An intriguing title indeed. Mark Adams follows the route Hiram Bingham took to Machu Picchu, when he ‘discovered’ it. The book traces the journey of the both men, undertaken in very different times, the joys and challenges of their travels. Written with wit and humor, the book is pleasant reading. However, when Adams starts writing about his second trip, the book loses its thread and becomes unhinged.
Read, if you are interested in Machu Picchu , or are planning to visit.

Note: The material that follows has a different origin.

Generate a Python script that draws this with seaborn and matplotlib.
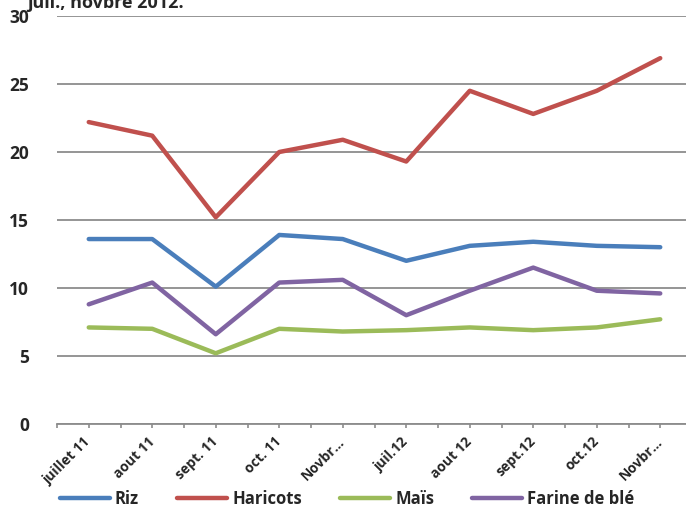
import matplotlib
matplotlib.use("Agg")
from matplotlib import pyplot as plt
from matplotlib.ticker import MultipleLocator
import pandas as pd
import seaborn as sns

months = ['juillet 11', 'aout 11', 'sept. 11', 'oct. 11', 'Novbr...',
          'juil.12', 'aout 12', 'sept.12', 'oct.12', 'Novbr...']
riz = [13.6, 13.6, 10.1, 13.9, 13.6, 12.0, 13.1, 13.4, 13.1, 13.0]
haricots = [22.2, 21.2, 15.2, 20.0, 20.9, 19.3, 24.5, 22.8, 24.5, 26.9]
mais = [7.1, 7.0, 5.2, 7.0, 6.8, 6.9, 7.1, 6.9, 7.1, 7.7]
farine = [8.8, 10.4, 6.6, 10.4, 10.6, 8.0, 9.8, 11.5, 9.8, 9.6]

series = {'Riz': riz, 'Haricots': haricots, 'Maïs': mais, 'Farine de blé': farine}
colors = ['#4A7EBB', '#C0504D', '#9BBB59', '#8064A2']

rows = []
for name, vals in series.items():
    for i, v in enumerate(vals):
        rows.append([i, name, v])
df = pd.DataFrame(rows, columns=['pos', 'produit', 'prix'])

sns.set_style('white')
plt.rcParams['font.family'] = ['Open Sans', 'DejaVu Sans']
plt.rcParams['font.weight'] = 'bold'

fig = plt.figure(figsize=(6.86, 5.12), dpi=100)
ax = fig.add_axes([57 / 686, 88 / 512, 635 / 686, 408 / 512])

sns.lineplot(data=df, x='pos', y='prix', hue='produit', palette=colors,
             linewidth=3.2, ax=ax, legend=False)

ax.set_xlim(-0.5, 9.5)
ax.set_ylim(0, 30)
ax.set_yticks(range(0, 31, 5))
ax.yaxis.grid(True, color='#8c8c8c', linewidth=1.3)
ax.set_axisbelow(True)
for s in ['top', 'right', 'left']:
    ax.spines[s].set_visible(False)
ax.spines['bottom'].set_color('#8c8c8c')
ax.spines['bottom'].set_linewidth(1.3)

ax.set_xticks(range(len(months)))
ax.set_xticklabels(months, rotation=45, ha='right', va='center',
                   rotation_mode='anchor', fontsize=10, fontweight='bold')
ax.xaxis.set_minor_locator(MultipleLocator(0.5))
ax.tick_params(axis='x', which='both', bottom=True, length=3, width=1.2,
               color='#8c8c8c', direction='out')
ax.tick_params(axis='x', which='major', pad=8)
ax.tick_params(axis='y', length=0, pad=20, labelsize=12.5)
for t in ax.get_yticklabels():
    t.set_fontweight('bold')
ax.set_xlabel('')
ax.set_ylabel('')

handles = [plt.Line2D([], [], color=c, linewidth=3.2) for c in colors]
fig.legend(handles, list(series.keys()), loc='center', ncol=4,
           bbox_to_anchor=(0.506, 13 / 512), frameon=False, handlelength=3.0,
           columnspacing=2.3, handletextpad=0.3,
           prop={'size': 12, 'weight': 'bold'})

fig.text(27 / 686, 1.012, 'juil., novbre 2012.', fontsize=13,
         fontweight='bold', va='top', ha='left')

fig.savefig('out.png', dpi=100)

Pure, unadulterated drudgery. One-dimensional characters, repetitive situations, plot flaws, it had everything. The book starts with a cliché story, of an unhinged ex-soldier, taking it out on his wife and daughter. Half-way though, the man gets banished, and you start hoping, only to be rewarded with another cliché story of young, forbidden love. The only thing that worked in the book were Hannah’s descriptions of Alaska.
Don’t even think about it.
Coates offers advice to his son on the race politics in the United States. On what does it mean to be a black person in this country. The fear of a father of his son getting hurt by a police force that is hopelessly prejudiced, the streets where one wrong move can mean end of life, the ghettoing of an entire race – Coates writes with a visceral lucidity that brings these to life. It makes you think and take a look at the continuous divide that is not going away anytime soon. Sadly, Coates doesn’t offer a solution. Even though his anger at decades of slavery and his bitterness with who he calls ‘the dreamers’ is justified, you are left looking for answers in the end.
Read, for a quick introduction to race relations in the US.
The glorydays of ‘Atonement’ are past. McEwan spins out an entire novel out of a minor incident. So did ‘Atonement’, one can argue. However, the canvas was much bigger in ‘Atonement’, the novel spanned many years and there was WWII as the backdrop. ‘The Children Act’ by comparison, is tame.